** TASK BRIEF **
Please restate, exactly as written, the lines running from the beginning of the material through the line that has "import pandas as pd" in it.

** GIVEN INFORMATION **
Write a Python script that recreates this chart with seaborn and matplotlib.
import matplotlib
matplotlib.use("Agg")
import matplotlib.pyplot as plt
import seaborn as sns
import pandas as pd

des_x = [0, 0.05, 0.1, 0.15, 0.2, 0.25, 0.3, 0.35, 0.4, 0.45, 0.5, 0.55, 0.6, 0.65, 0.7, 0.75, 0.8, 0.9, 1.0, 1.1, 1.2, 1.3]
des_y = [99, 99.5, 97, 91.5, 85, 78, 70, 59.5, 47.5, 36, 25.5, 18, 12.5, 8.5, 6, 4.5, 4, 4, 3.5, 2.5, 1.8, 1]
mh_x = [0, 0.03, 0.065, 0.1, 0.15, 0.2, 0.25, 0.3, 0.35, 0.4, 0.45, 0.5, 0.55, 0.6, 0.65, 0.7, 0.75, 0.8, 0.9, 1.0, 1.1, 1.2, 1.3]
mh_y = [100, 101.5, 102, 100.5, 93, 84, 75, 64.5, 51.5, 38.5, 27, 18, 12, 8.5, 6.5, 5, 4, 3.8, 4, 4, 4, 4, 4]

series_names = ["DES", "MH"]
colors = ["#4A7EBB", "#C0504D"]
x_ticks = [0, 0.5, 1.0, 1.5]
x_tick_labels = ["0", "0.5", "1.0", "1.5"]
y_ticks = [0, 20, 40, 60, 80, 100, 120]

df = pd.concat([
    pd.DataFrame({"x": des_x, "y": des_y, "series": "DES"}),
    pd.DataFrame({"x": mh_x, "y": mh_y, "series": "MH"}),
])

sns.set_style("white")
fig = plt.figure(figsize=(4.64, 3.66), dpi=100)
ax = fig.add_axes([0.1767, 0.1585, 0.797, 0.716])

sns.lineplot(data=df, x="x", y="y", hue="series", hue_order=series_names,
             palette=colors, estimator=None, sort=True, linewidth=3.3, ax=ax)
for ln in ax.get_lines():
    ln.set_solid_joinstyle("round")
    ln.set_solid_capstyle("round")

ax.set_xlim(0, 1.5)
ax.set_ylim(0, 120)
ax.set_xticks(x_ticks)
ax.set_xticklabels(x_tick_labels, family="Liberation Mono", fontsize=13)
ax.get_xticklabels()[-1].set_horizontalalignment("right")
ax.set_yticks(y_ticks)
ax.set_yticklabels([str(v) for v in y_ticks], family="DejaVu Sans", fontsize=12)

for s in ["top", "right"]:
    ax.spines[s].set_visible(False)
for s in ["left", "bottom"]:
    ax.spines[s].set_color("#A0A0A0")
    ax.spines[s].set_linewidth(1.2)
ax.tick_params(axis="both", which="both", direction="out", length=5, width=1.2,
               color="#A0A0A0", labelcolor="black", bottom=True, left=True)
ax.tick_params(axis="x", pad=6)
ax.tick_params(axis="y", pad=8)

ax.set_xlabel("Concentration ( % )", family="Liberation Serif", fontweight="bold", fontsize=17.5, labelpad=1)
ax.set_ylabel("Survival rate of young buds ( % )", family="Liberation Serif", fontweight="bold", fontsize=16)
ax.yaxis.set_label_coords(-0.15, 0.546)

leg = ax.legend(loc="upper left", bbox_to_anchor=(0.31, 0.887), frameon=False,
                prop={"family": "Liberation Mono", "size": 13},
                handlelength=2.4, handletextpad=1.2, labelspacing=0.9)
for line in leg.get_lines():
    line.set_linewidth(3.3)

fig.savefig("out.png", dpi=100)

** EXPECTED OUTPUT **
Write a Python script that recreates this chart with seaborn and matplotlib.
import matplotlib
matplotlib.use("Agg")
import matplotlib.pyplot as plt
import seaborn as sns
import pandas as pd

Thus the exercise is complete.